Listed records:
====

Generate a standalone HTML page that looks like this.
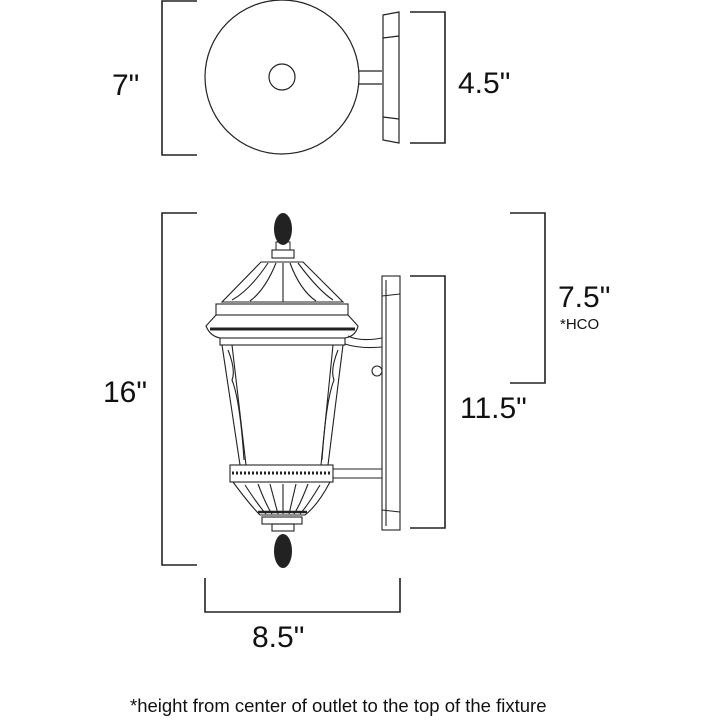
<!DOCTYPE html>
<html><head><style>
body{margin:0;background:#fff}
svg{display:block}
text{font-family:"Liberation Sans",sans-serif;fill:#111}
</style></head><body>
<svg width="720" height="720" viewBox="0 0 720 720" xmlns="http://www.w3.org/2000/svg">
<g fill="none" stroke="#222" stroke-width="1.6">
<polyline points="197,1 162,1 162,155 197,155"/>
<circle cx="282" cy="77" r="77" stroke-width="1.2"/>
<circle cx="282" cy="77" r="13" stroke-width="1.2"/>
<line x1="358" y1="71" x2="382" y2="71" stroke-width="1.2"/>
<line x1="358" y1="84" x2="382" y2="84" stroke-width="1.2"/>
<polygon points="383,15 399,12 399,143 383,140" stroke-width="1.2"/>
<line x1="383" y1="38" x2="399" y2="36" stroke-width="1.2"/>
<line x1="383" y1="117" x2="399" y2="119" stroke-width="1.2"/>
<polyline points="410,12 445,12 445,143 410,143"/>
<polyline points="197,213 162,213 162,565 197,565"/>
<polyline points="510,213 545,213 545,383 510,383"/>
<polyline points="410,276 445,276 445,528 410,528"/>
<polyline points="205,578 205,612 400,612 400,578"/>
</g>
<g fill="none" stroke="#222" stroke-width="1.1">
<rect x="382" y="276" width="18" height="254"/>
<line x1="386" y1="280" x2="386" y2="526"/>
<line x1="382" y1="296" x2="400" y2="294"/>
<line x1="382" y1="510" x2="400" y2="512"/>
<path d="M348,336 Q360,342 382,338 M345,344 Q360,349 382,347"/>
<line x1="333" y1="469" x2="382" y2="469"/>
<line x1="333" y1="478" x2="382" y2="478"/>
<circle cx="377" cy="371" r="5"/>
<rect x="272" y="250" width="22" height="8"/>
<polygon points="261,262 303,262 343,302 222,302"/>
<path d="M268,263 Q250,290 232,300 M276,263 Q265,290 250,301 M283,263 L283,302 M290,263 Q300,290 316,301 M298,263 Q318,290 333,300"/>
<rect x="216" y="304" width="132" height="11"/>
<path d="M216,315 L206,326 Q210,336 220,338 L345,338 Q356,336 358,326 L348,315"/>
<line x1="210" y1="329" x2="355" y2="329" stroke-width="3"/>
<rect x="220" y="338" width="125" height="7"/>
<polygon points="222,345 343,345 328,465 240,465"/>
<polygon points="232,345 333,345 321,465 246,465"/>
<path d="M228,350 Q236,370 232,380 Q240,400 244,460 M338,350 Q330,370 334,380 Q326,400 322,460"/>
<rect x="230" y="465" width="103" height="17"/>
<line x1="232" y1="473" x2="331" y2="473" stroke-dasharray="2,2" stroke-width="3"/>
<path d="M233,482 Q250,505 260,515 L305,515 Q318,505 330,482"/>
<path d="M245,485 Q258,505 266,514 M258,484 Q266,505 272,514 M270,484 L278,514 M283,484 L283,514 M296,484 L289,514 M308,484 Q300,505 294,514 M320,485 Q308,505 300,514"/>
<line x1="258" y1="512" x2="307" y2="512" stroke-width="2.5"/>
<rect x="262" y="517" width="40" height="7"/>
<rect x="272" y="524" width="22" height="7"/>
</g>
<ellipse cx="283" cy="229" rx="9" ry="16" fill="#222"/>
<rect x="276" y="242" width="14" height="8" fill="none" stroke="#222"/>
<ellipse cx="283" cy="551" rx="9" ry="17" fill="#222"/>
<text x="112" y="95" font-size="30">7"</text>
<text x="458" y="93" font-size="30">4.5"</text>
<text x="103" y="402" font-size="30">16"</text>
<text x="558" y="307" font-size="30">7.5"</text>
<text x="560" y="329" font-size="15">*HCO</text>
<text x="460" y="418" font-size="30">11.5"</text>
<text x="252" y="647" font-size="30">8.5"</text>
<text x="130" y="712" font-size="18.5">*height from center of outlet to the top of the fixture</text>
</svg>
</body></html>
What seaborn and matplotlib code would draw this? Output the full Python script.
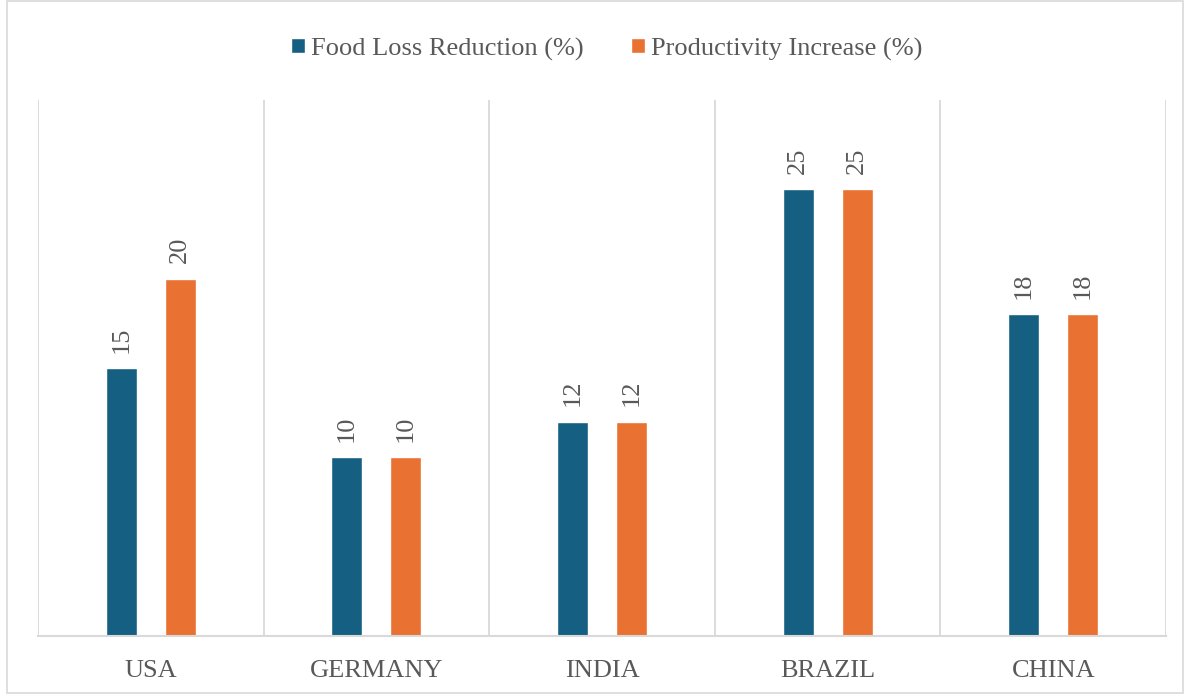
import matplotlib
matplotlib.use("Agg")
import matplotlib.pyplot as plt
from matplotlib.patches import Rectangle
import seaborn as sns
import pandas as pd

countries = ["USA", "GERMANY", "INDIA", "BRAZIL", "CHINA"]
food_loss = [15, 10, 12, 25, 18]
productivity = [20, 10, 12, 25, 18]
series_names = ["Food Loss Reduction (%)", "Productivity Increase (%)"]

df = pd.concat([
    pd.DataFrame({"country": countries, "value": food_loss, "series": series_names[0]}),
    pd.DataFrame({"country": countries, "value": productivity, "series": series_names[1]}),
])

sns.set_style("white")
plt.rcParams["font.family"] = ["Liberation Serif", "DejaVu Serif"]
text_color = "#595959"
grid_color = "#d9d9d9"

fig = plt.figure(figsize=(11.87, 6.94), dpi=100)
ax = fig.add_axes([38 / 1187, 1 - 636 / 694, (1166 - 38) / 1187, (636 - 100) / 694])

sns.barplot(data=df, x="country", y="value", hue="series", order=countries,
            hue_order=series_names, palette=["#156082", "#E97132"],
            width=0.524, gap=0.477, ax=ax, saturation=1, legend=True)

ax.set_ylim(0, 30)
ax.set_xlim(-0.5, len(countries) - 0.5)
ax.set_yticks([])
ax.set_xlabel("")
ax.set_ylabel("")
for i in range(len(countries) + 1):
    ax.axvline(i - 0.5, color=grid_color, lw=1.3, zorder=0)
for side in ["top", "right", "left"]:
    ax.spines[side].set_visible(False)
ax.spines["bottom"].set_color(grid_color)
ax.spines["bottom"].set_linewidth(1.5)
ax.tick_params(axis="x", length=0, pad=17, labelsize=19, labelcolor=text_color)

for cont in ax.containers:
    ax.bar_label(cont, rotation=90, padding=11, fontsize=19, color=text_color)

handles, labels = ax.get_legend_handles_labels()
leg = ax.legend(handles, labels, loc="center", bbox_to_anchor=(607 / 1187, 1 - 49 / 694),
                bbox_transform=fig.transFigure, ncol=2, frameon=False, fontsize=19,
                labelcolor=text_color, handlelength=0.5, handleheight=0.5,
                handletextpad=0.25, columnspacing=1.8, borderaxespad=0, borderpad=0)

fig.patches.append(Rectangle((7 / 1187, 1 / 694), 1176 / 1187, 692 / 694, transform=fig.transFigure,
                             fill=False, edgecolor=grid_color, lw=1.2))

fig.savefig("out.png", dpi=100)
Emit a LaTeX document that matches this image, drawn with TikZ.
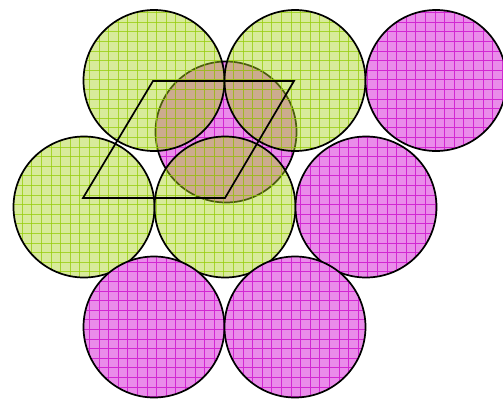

====

Stated problem: The data should be printed again unchanged; leave its pictures out.

Solved problem:
Generate a standalone HTML page that looks like this.
<!DOCTYPE html>
<html><head><style>
body{margin:0;background:#fff}
svg{display:block}
text{font-family:"Liberation Sans",sans-serif;fill:#111}
</style></head><body>
<svg width="720" height="720" viewBox="0 0 720 720" xmlns="http://www.w3.org/2000/svg">
<g fill="none" stroke="#222" stroke-width="1.6">
<polyline points="197,1 162,1 162,155 197,155"/>
<circle cx="282" cy="77" r="77" stroke-width="1.2"/>
<circle cx="282" cy="77" r="13" stroke-width="1.2"/>
<line x1="358" y1="71" x2="382" y2="71" stroke-width="1.2"/>
<line x1="358" y1="84" x2="382" y2="84" stroke-width="1.2"/>
<polygon points="383,15 399,12 399,143 383,140" stroke-width="1.2"/>
<line x1="383" y1="38" x2="399" y2="36" stroke-width="1.2"/>
<line x1="383" y1="117" x2="399" y2="119" stroke-width="1.2"/>
<polyline points="410,12 445,12 445,143 410,143"/>
<polyline points="197,213 162,213 162,565 197,565"/>
<polyline points="510,213 545,213 545,383 510,383"/>
<polyline points="410,276 445,276 445,528 410,528"/>
<polyline points="205,578 205,612 400,612 400,578"/>
</g>
<g fill="none" stroke="#222" stroke-width="1.1">
<rect x="382" y="276" width="18" height="254"/>
<line x1="386" y1="280" x2="386" y2="526"/>
<line x1="382" y1="296" x2="400" y2="294"/>
<line x1="382" y1="510" x2="400" y2="512"/>
<path d="M348,336 Q360,342 382,338 M345,344 Q360,349 382,347"/>
<line x1="333" y1="469" x2="382" y2="469"/>
<line x1="333" y1="478" x2="382" y2="478"/>
<circle cx="377" cy="371" r="5"/>
<rect x="272" y="250" width="22" height="8"/>
<polygon points="261,262 303,262 343,302 222,302"/>
<path d="M268,263 Q250,290 232,300 M276,263 Q265,290 250,301 M283,263 L283,302 M290,263 Q300,290 316,301 M298,263 Q318,290 333,300"/>
<rect x="216" y="304" width="132" height="11"/>
<path d="M216,315 L206,326 Q210,336 220,338 L345,338 Q356,336 358,326 L348,315"/>
<line x1="210" y1="329" x2="355" y2="329" stroke-width="3"/>
<rect x="220" y="338" width="125" height="7"/>
<polygon points="222,345 343,345 328,465 240,465"/>
<polygon points="232,345 333,345 321,465 246,465"/>
<path d="M228,350 Q236,370 232,380 Q240,400 244,460 M338,350 Q330,370 334,380 Q326,400 322,460"/>
<rect x="230" y="465" width="103" height="17"/>
<line x1="232" y1="473" x2="331" y2="473" stroke-dasharray="2,2" stroke-width="3"/>
<path d="M233,482 Q250,505 260,515 L305,515 Q318,505 330,482"/>
<path d="M245,485 Q258,505 266,514 M258,484 Q266,505 272,514 M270,484 L278,514 M283,484 L283,514 M296,484 L289,514 M308,484 Q300,505 294,514 M320,485 Q308,505 300,514"/>
<line x1="258" y1="512" x2="307" y2="512" stroke-width="2.5"/>
<rect x="262" y="517" width="40" height="7"/>
<rect x="272" y="524" width="22" height="7"/>
</g>
<ellipse cx="283" cy="229" rx="9" ry="16" fill="#222"/>
<rect x="276" y="242" width="14" height="8" fill="none" stroke="#222"/>
<ellipse cx="283" cy="551" rx="9" ry="17" fill="#222"/>
<text x="112" y="95" font-size="30">7"</text>
<text x="458" y="93" font-size="30">4.5"</text>
<text x="103" y="402" font-size="30">16"</text>
<text x="558" y="307" font-size="30">7.5"</text>
<text x="560" y="329" font-size="15">*HCO</text>
<text x="460" y="418" font-size="30">11.5"</text>
<text x="252" y="647" font-size="30">8.5"</text>
<text x="130" y="712" font-size="18.5">*height from center of outlet to the top of the fixture</text>
</svg>
</body></html>
What seaborn and matplotlib code would draw this? Output the full Python script.
import matplotlib
matplotlib.use("Agg")
import matplotlib.pyplot as plt
from matplotlib.patches import Rectangle
import seaborn as sns
import pandas as pd

countries = ["USA", "GERMANY", "INDIA", "BRAZIL", "CHINA"]
food_loss = [15, 10, 12, 25, 18]
productivity = [20, 10, 12, 25, 18]
series_names = ["Food Loss Reduction (%)", "Productivity Increase (%)"]

df = pd.concat([
    pd.DataFrame({"country": countries, "value": food_loss, "series": series_names[0]}),
    pd.DataFrame({"country": countries, "value": productivity, "series": series_names[1]}),
])

sns.set_style("white")
plt.rcParams["font.family"] = ["Liberation Serif", "DejaVu Serif"]
text_color = "#595959"
grid_color = "#d9d9d9"

fig = plt.figure(figsize=(11.87, 6.94), dpi=100)
ax = fig.add_axes([38 / 1187, 1 - 636 / 694, (1166 - 38) / 1187, (636 - 100) / 694])

sns.barplot(data=df, x="country", y="value", hue="series", order=countries,
            hue_order=series_names, palette=["#156082", "#E97132"],
            width=0.524, gap=0.477, ax=ax, saturation=1, legend=True)

ax.set_ylim(0, 30)
ax.set_xlim(-0.5, len(countries) - 0.5)
ax.set_yticks([])
ax.set_xlabel("")
ax.set_ylabel("")
for i in range(len(countries) + 1):
    ax.axvline(i - 0.5, color=grid_color, lw=1.3, zorder=0)
for side in ["top", "right", "left"]:
    ax.spines[side].set_visible(False)
ax.spines["bottom"].set_color(grid_color)
ax.spines["bottom"].set_linewidth(1.5)
ax.tick_params(axis="x", length=0, pad=17, labelsize=19, labelcolor=text_color)

for cont in ax.containers:
    ax.bar_label(cont, rotation=90, padding=11, fontsize=19, color=text_color)

handles, labels = ax.get_legend_handles_labels()
leg = ax.legend(handles, labels, loc="center", bbox_to_anchor=(607 / 1187, 1 - 49 / 694),
                bbox_transform=fig.transFigure, ncol=2, frameon=False, fontsize=19,
                labelcolor=text_color, handlelength=0.5, handleheight=0.5,
                handletextpad=0.25, columnspacing=1.8, borderaxespad=0, borderpad=0)

fig.patches.append(Rectangle((7 / 1187, 1 / 694), 1176 / 1187, 692 / 694, transform=fig.transFigure,
                             fill=False, edgecolor=grid_color, lw=1.2))

fig.savefig("out.png", dpi=100)
Emit a LaTeX document that matches this image, drawn with TikZ.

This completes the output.